[YOUR TASK]
Write out the full listing exactly as given, minus the images.

::: DATA EXTRACT

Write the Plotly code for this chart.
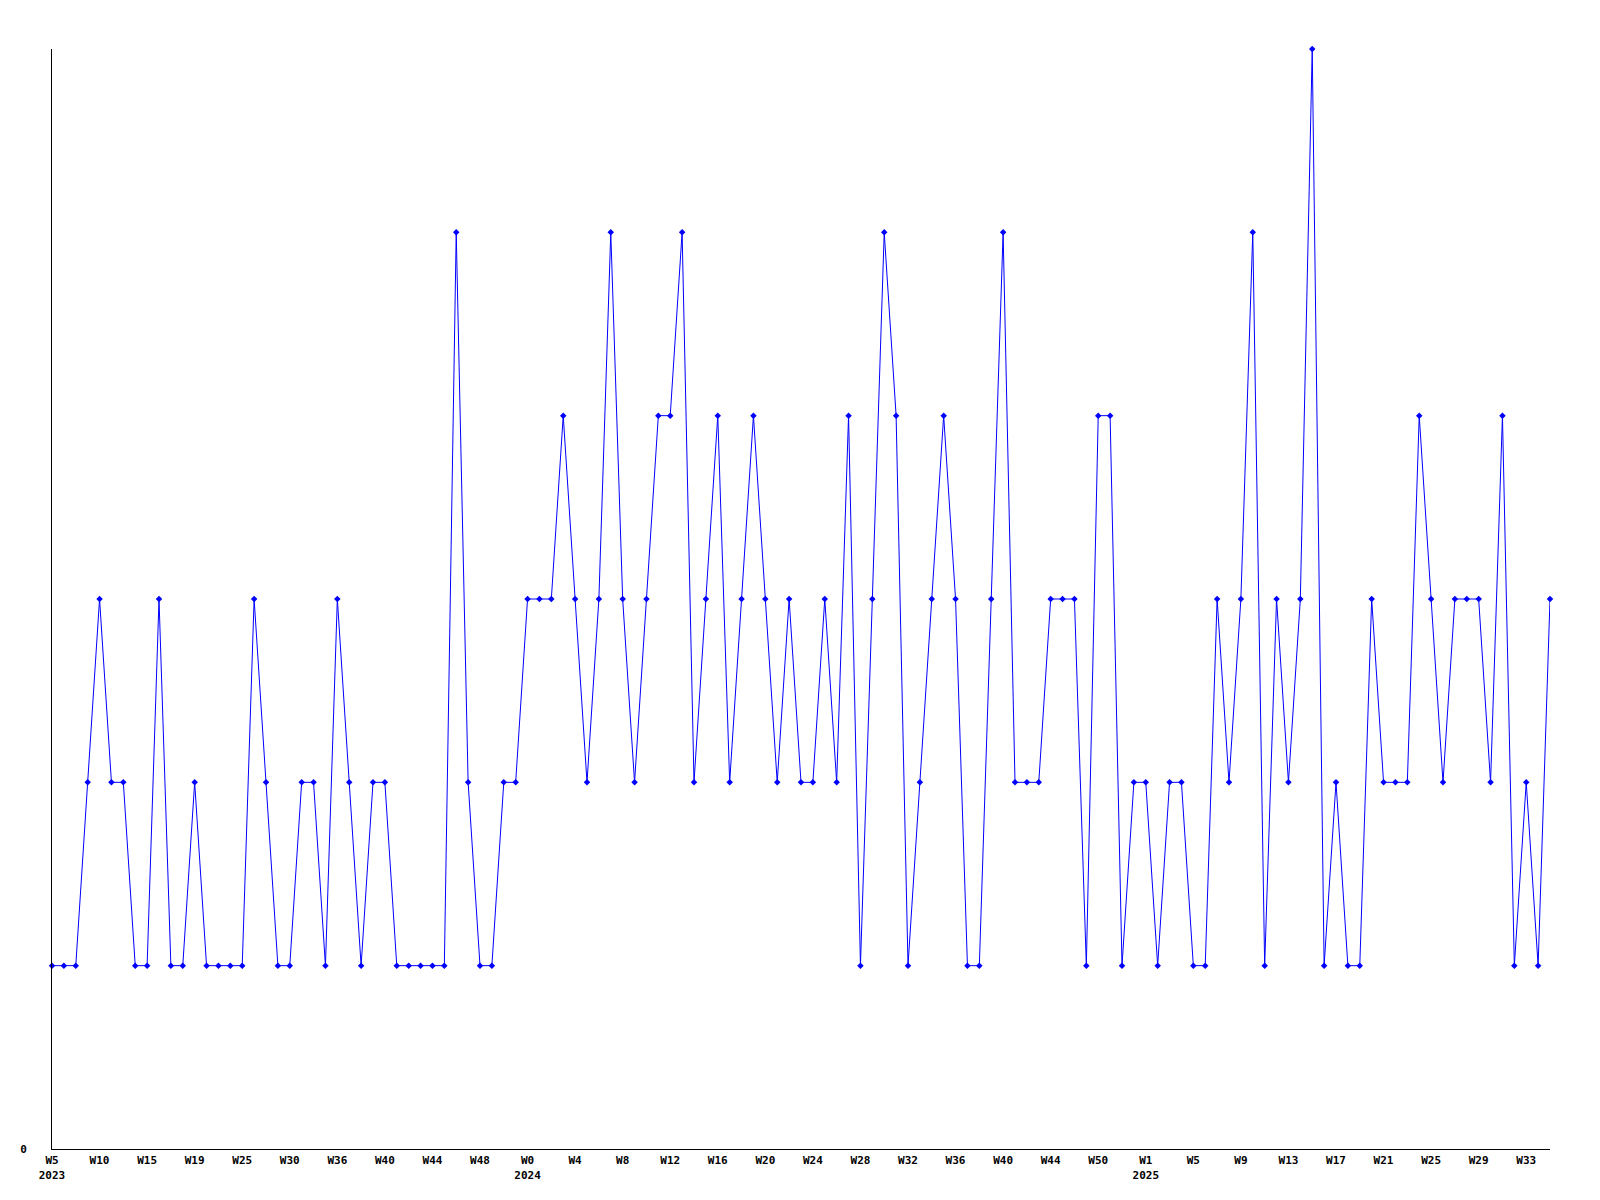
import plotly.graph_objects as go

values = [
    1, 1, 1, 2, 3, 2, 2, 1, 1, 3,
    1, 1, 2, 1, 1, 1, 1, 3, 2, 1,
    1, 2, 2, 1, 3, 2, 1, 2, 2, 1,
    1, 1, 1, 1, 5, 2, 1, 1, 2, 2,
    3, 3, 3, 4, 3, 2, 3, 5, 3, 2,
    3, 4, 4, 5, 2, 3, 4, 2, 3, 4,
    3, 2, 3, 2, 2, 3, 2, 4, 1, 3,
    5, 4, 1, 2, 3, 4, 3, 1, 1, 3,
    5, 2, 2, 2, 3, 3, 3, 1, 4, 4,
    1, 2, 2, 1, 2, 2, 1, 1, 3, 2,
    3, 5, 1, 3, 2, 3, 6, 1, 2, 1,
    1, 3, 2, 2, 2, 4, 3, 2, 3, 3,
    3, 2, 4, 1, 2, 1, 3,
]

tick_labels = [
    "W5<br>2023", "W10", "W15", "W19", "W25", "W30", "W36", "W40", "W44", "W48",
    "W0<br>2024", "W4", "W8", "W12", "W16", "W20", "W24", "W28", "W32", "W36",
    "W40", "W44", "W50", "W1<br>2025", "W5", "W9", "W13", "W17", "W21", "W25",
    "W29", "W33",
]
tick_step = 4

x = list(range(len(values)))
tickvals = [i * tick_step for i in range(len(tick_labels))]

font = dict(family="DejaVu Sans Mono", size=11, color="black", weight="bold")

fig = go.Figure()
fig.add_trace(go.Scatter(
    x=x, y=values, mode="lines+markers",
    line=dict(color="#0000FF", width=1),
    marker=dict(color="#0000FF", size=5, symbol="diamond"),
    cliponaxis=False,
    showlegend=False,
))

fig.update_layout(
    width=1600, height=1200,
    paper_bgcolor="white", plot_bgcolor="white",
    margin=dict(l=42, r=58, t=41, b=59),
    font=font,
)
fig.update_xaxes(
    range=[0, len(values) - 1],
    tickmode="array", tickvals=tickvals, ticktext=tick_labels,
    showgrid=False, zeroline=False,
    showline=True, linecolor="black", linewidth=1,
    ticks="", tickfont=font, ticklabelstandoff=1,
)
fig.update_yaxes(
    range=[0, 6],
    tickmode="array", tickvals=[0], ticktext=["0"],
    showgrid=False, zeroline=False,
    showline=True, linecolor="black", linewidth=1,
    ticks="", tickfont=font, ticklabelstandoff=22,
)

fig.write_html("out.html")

::::::

[ANSWER TO THIS TASK]
Write the Plotly code for this chart.
import plotly.graph_objects as go

values = [
    1, 1, 1, 2, 3, 2, 2, 1, 1, 3,
    1, 1, 2, 1, 1, 1, 1, 3, 2, 1,
    1, 2, 2, 1, 3, 2, 1, 2, 2, 1,
    1, 1, 1, 1, 5, 2, 1, 1, 2, 2,
    3, 3, 3, 4, 3, 2, 3, 5, 3, 2,
    3, 4, 4, 5, 2, 3, 4, 2, 3, 4,
    3, 2, 3, 2, 2, 3, 2, 4, 1, 3,
    5, 4, 1, 2, 3, 4, 3, 1, 1, 3,
    5, 2, 2, 2, 3, 3, 3, 1, 4, 4,
    1, 2, 2, 1, 2, 2, 1, 1, 3, 2,
    3, 5, 1, 3, 2, 3, 6, 1, 2, 1,
    1, 3, 2, 2, 2, 4, 3, 2, 3, 3,
    3, 2, 4, 1, 2, 1, 3,
]

tick_labels = [
    "W5<br>2023", "W10", "W15", "W19", "W25", "W30", "W36", "W40", "W44", "W48",
    "W0<br>2024", "W4", "W8", "W12", "W16", "W20", "W24", "W28", "W32", "W36",
    "W40", "W44", "W50", "W1<br>2025", "W5", "W9", "W13", "W17", "W21", "W25",
    "W29", "W33",
]
tick_step = 4

x = list(range(len(values)))
tickvals = [i * tick_step for i in range(len(tick_labels))]

font = dict(family="DejaVu Sans Mono", size=11, color="black", weight="bold")

fig = go.Figure()
fig.add_trace(go.Scatter(
    x=x, y=values, mode="lines+markers",
    line=dict(color="#0000FF", width=1),
    marker=dict(color="#0000FF", size=5, symbol="diamond"),
    cliponaxis=False,
    showlegend=False,
))

fig.update_layout(
    width=1600, height=1200,
    paper_bgcolor="white", plot_bgcolor="white",
    margin=dict(l=42, r=58, t=41, b=59),
    font=font,
)
fig.update_xaxes(
    range=[0, len(values) - 1],
    tickmode="array", tickvals=tickvals, ticktext=tick_labels,
    showgrid=False, zeroline=False,
    showline=True, linecolor="black", linewidth=1,
    ticks="", tickfont=font, ticklabelstandoff=1,
)
fig.update_yaxes(
    range=[0, 6],
    tickmode="array", tickvals=[0], ticktext=["0"],
    showgrid=False, zeroline=False,
    showline=True, linecolor="black", linewidth=1,
    ticks="", tickfont=font, ticklabelstandoff=22,
)

fig.write_html("out.html")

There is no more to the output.